Quant au locataire, âgé de 82 ans, il a déclaré avoir vécu avec son épouse jusqu’en 2012. Depuis 2013, après sa séparation, il vivait seul de manière permanente dans l’appartement et souhaitait y demeurer. Le locataire a affirmé ne pas vivre dans le canton du Valais et ne pas y avoir d’activités. Il a toutefois admis être propriétaire d’un chalet qu’il avait donné à ses enfants, tout en en conservant l’usufruit.
Par jugement du 12 avril 2022, le Tribunal des baux et loyers a déclaré le congé valable et a accordé au locataire une unique prolongation de bail de quatre ans. Le locataire a fait appel contre ce jugement auprès de la Chambre des baux et loyers genevoise, laquelle l’a rejeté par arrêt du 23 janvier 2023. Un recours au Tribunal fédéral a été formé le 1er mars 2023 contre cet arrêt, dans lequel le locataire a conclu principalement à sa réforme en ce sens que le congé soit annulé.
La Haute Cour rappelle la liberté de chacune des parties de résilier un contrat de bail de durée indéterminée. Elle souligne que la seule limite à la liberté contractuelle de signifier une résiliation ordinaire du bail découle des règles de la bonne foi. En principe, le congé ordinaire donné par le bailleur pour pouvoir occuper lui-même l’habitation n’est pas contraire à la bonne foi.

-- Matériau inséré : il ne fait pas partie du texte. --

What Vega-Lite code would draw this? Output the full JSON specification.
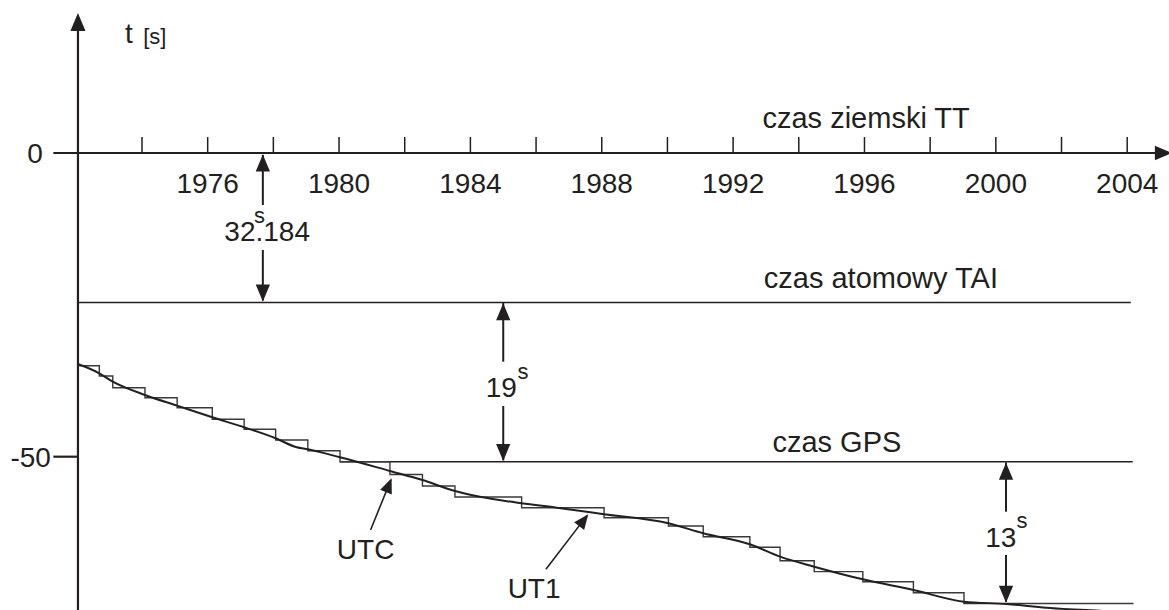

Pour pouvoir examiner si le congé ordinaire contrevient ou non aux règles de la bonne foi, les juges de Mon-Repos effectuent un raisonnement en deux temps. Dans un premier temps, il convient de déterminer le motif du congé (question de fait) et d’examiner si l’intention de la co-bailleresse d’occuper elle-même l’appartement est réelle. Les instances précédentes ont retenu que tel était bien le cas. Dans un second temps, il s’agit d’examiner si le congé est contraire à la bonne foi (question de droit), parce qu’il existerait une disproportion grossière entre les intérêts respectifs de la co-bailleresse et du locataire. La Haute Cour a suivi la Cour cantonale qui a estimé que la co-bailleresse était en droit de disposer comme elle le souhaitait de son appartement. Elle a également indiqué que le locataire était usufruitier d’un chalet à Crans-Montana qu’il pouvait sans autre occuper. Selon le Tribunal fédéral, le résultat de l’appréciation de la Cour cantonale n’aboutit pas à un résultat manifestement injuste ou à une iniquité choquante. Partant, le congé est bien valable et le recours du locataire est rejeté.
Cet arrêt est particulièrement intéressant, car il rappelle les principes applicables en matière de résiliation de bail ordinaire pour besoin propre du bailleur et détaille méticuleusement le raisonnement effectué par les tribunaux dans pareil cas.